As You Please, by Citizen
Suggested by Todd Beckett
In writing almost two hundred and sixty reviews, I’ve picked up a few insights on how any particular one will be received.
Generally, I’d wager that the reader gets a larger kick out of the outlier reviews than they would from those that occupy the centre ground. So, your ones, twos and threes fare much better than your fours, fives and sixes, as do your sevens, eights and nines. The mythical ten out of ten? I’m sure that’ll be pure gas, should it ever materialise.
Additionally, the readership is more engaged when the album is a well-known quantity, a huge act with a seminal work. Everyone has an opinion on Queen, or Alanis Morissette, or Kanye West. Not so much acts like Born of Osiris, or Hazmat Modine, or Circle Takes The Square.
There are other concerns too. Reviews that go up midweek tend to fare better than weekend reviews, all things considered. Daytime or early evening reviews outstrip those blasted out after midnight. And reviews of albums that have a personal resonance, that spark a fun story or intimate reveal, do better than those with more shapeless introductions.
As You Please, by Citizen. An album of average, nondescript music, by a band that are far from well-known, reviewed on a Saturday and published in the smallest of the wee small hours.
Things are not looking good, folks.
Citizen are an American rock band, hailing from Ohio. They specialise in pop-rock with an emo core, with Mat Kerekes on vocals and the Hamm brothers sharing four-string and six-string guitar duties. As You Please is their third album release, from 2017.
We kick things off with the forceful and upbeat Jet, with swirling guitars and engaging drums. Kerekes’s vocals reveal themselves early to be both couched in echo and verging on the desperate. He sounds assured, and even, but now and then he strains into the odd sub-scream phrase that brings an admitted emotional depth alongside a vaguely unhinged feeling. It’s out of place, I think, but a definite design choice so who am I to argue?
Emo is a weird genre, and Citizen are a good example of that. They come over a emotional and poignant, as is the hallmark of the sound, but they also pile on a guitar that’s thuggish, almost brutal in places, often in the quieter times when you’d expect a little more grace and nuance. When they do find their feet and offer us something smooth and exciting, they tarnish it with some strange mood swings and tempo shifts. But their fast songs (like the aforementioned Jet or the swirling Ugly Luck) are hardly furious, and their slow songs (like the power-ballad Control or the title track As You Please) are more sluggish than soulful.
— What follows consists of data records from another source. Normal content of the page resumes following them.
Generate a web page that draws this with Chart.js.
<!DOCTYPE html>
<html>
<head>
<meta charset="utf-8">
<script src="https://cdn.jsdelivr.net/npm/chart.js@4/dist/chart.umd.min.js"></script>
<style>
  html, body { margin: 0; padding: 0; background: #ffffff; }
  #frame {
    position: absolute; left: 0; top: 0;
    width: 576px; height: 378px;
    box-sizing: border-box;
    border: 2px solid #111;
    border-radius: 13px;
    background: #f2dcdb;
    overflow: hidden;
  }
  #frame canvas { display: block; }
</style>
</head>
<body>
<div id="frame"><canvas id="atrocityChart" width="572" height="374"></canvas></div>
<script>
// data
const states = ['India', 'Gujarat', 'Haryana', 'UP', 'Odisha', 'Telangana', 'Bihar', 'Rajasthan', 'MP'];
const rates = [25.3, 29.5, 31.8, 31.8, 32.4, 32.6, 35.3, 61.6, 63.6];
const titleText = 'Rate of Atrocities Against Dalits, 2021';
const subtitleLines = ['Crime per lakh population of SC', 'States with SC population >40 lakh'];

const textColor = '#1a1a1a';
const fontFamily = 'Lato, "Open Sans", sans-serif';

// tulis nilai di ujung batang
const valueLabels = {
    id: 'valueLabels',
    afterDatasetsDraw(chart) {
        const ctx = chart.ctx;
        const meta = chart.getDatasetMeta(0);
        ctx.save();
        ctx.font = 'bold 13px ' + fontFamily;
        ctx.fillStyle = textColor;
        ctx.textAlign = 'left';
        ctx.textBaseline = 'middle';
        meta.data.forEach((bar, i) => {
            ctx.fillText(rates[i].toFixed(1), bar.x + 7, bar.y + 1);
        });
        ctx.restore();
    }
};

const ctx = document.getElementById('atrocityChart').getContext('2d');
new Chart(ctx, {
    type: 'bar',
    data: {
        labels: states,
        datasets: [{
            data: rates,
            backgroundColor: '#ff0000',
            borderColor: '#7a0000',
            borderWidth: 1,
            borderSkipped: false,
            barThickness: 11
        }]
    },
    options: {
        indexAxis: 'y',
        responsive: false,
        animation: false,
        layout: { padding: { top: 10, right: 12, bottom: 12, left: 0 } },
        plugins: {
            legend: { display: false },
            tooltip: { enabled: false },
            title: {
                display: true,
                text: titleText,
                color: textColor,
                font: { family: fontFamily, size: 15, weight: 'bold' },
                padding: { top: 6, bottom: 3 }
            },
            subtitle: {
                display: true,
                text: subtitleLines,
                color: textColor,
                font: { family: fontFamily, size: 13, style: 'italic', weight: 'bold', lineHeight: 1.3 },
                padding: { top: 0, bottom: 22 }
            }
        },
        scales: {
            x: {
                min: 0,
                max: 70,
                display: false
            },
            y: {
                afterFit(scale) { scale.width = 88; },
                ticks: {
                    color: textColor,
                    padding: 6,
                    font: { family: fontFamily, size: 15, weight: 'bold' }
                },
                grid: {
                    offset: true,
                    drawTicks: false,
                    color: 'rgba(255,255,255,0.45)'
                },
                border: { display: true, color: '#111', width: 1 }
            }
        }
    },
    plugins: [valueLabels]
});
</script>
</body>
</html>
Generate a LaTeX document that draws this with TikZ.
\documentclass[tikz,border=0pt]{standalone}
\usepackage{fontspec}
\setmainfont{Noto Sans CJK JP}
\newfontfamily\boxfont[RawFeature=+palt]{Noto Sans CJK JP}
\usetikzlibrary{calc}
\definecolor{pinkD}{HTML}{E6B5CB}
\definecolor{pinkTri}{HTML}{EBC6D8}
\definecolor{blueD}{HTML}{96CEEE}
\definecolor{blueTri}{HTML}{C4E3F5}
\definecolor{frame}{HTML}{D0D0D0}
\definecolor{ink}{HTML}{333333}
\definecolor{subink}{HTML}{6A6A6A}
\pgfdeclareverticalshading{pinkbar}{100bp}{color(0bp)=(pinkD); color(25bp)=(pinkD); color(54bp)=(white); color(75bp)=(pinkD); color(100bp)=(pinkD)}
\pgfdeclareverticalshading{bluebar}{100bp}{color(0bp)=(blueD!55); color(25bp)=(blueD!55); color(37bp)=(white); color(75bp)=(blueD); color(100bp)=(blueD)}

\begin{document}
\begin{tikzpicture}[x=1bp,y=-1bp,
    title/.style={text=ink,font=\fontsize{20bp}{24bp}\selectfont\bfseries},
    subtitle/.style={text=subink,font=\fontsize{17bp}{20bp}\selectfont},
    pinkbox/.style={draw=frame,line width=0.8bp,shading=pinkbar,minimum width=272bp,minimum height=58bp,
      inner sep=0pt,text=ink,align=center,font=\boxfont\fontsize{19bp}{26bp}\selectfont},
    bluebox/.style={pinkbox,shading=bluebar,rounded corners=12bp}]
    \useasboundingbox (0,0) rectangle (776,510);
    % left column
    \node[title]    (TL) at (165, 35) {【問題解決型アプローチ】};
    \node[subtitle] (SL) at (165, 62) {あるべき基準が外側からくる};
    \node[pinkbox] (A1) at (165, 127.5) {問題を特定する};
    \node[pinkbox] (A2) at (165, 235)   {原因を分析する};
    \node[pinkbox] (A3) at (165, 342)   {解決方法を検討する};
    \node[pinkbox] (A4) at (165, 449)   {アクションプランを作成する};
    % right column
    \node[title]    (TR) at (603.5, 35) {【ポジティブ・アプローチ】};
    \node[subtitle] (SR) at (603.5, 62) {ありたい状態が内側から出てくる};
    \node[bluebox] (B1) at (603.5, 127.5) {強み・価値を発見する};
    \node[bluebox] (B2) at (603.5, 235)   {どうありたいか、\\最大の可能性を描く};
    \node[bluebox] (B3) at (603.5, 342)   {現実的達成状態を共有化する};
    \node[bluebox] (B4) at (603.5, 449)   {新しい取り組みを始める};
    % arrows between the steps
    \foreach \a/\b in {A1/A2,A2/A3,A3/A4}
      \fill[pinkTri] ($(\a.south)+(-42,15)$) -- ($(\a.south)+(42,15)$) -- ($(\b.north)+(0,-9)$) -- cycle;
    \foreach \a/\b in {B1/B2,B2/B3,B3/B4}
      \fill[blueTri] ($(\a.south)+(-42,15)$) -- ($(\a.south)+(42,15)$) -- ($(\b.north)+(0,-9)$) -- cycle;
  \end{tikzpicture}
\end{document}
There are some good parts. You Are A Star is mesmeric, and the excellent Flowerchild is particularly strong, but my standout is In The Middle of it All, which provides a brooding groove that’s the best thing on offer. But even with this tasty morsel, the overall dish feels a touch bland and boring. I give citizen a totally predictable 5/10, and am keen to move on to more enticing fare.